§ **Source excerpt**:

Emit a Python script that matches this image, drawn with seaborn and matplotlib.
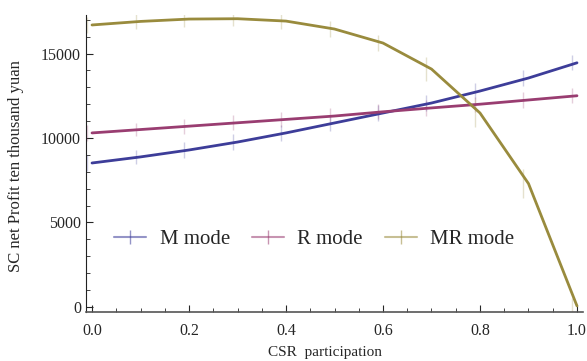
import numpy as np
import pandas as pd
import matplotlib
matplotlib.use("Agg")
import matplotlib.pyplot as plt
import matplotlib.transforms as mtransforms
from matplotlib.lines import Line2D
import seaborn as sns

# CSR participation levels
csr = [0.0, 0.1, 0.2, 0.3, 0.4, 0.5, 0.6, 0.7, 0.8, 0.9, 1.0]

# SC net profit (ten thousand yuan) per mode
m_mode = [8520, 8880, 9290, 9760, 10300, 10890, 11480, 12070, 12780, 13550, 14450]
r_mode = [10300, 10500, 10700, 10900, 11100, 11300, 11550, 11780, 12000, 12250, 12500]
mr_mode = [16690, 16900, 17040, 17060, 16920, 16450, 15620, 14080, 11480, 7300, 60]

# error bar half-lengths
m_err = [450, 400, 450, 450, 450, 450, 450, 450, 450, 450, 450]
r_err = [450, 400, 450, 450, 450, 450, 450, 450, 450, 450, 450]
mr_err = [450, 450, 450, 450, 450, 450, 450, 700, 850, 850, 450]

modes = ["M mode", "R mode", "MR mode"]
colors = ["#3d3d99", "#993d71", "#998b3d"]

df = pd.concat([
    pd.DataFrame({"csr": csr, "profit": m_mode, "err": m_err, "mode": "M mode"}),
    pd.DataFrame({"csr": csr, "profit": r_mode, "err": r_err, "mode": "R mode"}),
    pd.DataFrame({"csr": csr, "profit": mr_mode, "err": mr_err, "mode": "MR mode"}),
])

sns.set_style("ticks")
plt.rcParams["font.family"] = ["Liberation Serif", "DejaVu Serif"]

fig = plt.figure(figsize=(5.87, 3.61), dpi=100)
ax = fig.add_axes([86 / 587, 1 - 312 / 361, 497 / 587, 297 / 361])

# error bars drawn slightly to the left, as in the original
shift = mtransforms.ScaledTranslation(-5 / 100, 0, fig.dpi_scale_trans)
for mode, c in zip(modes, colors):
    d = df[df["mode"] == mode]
    ax.errorbar(d["csr"], d["profit"], yerr=d["err"], fmt="none", ecolor=c,
                alpha=0.25, elinewidth=1.0, capsize=0, transform=ax.transData + shift)

sns.lineplot(data=df, x="csr", y="profit", hue="mode", palette=colors,
             hue_order=modes, linewidth=2, ax=ax, legend=False)

ax.set_xlim(-0.0124, 1.0124)
ax.set_ylim(-300, 17280)
ax.set_xticks([0, 0.2, 0.4, 0.6, 0.8, 1.0])
ax.set_xticklabels(["0.0", "0.2", "0.4", "0.6", "0.8", "1.0"])
ax.set_xticks(np.arange(0, 1.001, 0.05), minor=True)
ax.set_yticks([0, 5000, 10000, 15000])
ax.set_yticks(np.arange(0, 17001, 1000), minor=True)
ax.tick_params(axis="both", which="major", direction="in", length=5, labelsize=11.5, width=0.8)
ax.tick_params(axis="both", which="minor", direction="in", length=3, width=0.6)
ax.tick_params(axis="x", pad=8)
ax.spines["top"].set_visible(False)
ax.spines["right"].set_visible(False)
ax.spines["bottom"].set_color("#555555")
ax.spines["left"].set_color("#222222")
ax.spines["bottom"].set_linewidth(1.2)

ax.set_xlabel("CSR  participation", fontsize=11)
ax.set_ylabel("SC net Profit ten thousand yuan", fontsize=12)
ax.xaxis.set_label_coords(0.481, -0.115)
ax.yaxis.set_label_coords(-0.125, 0.49)

handles = [Line2D([], [], color=c, alpha=0.55, linewidth=1.5, marker="|",
                  markersize=10, markeredgewidth=1) for c in colors]
ax.legend(handles, modes, loc="center", bbox_to_anchor=(0.459, 0.245), ncol=3,
          frameon=False, fontsize=15, handlelength=1.55, columnspacing=1.05,
          handletextpad=0.63)

fig.savefig("out.png", dpi=100)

§ **Instruction**:
Everything from the first line of the listing above through the line that contains "11480, 7300, 60]" is to be restated word for word, minus the pictures.

§ **Worked solution**:
Emit a Python script that matches this image, drawn with seaborn and matplotlib.
import numpy as np
import pandas as pd
import matplotlib
matplotlib.use("Agg")
import matplotlib.pyplot as plt
import matplotlib.transforms as mtransforms
from matplotlib.lines import Line2D
import seaborn as sns

# CSR participation levels
csr = [0.0, 0.1, 0.2, 0.3, 0.4, 0.5, 0.6, 0.7, 0.8, 0.9, 1.0]

# SC net profit (ten thousand yuan) per mode
m_mode = [8520, 8880, 9290, 9760, 10300, 10890, 11480, 12070, 12780, 13550, 14450]
r_mode = [10300, 10500, 10700, 10900, 11100, 11300, 11550, 11780, 12000, 12250, 12500]
mr_mode = [16690, 16900, 17040, 17060, 16920, 16450, 15620, 14080, 11480, 7300, 60]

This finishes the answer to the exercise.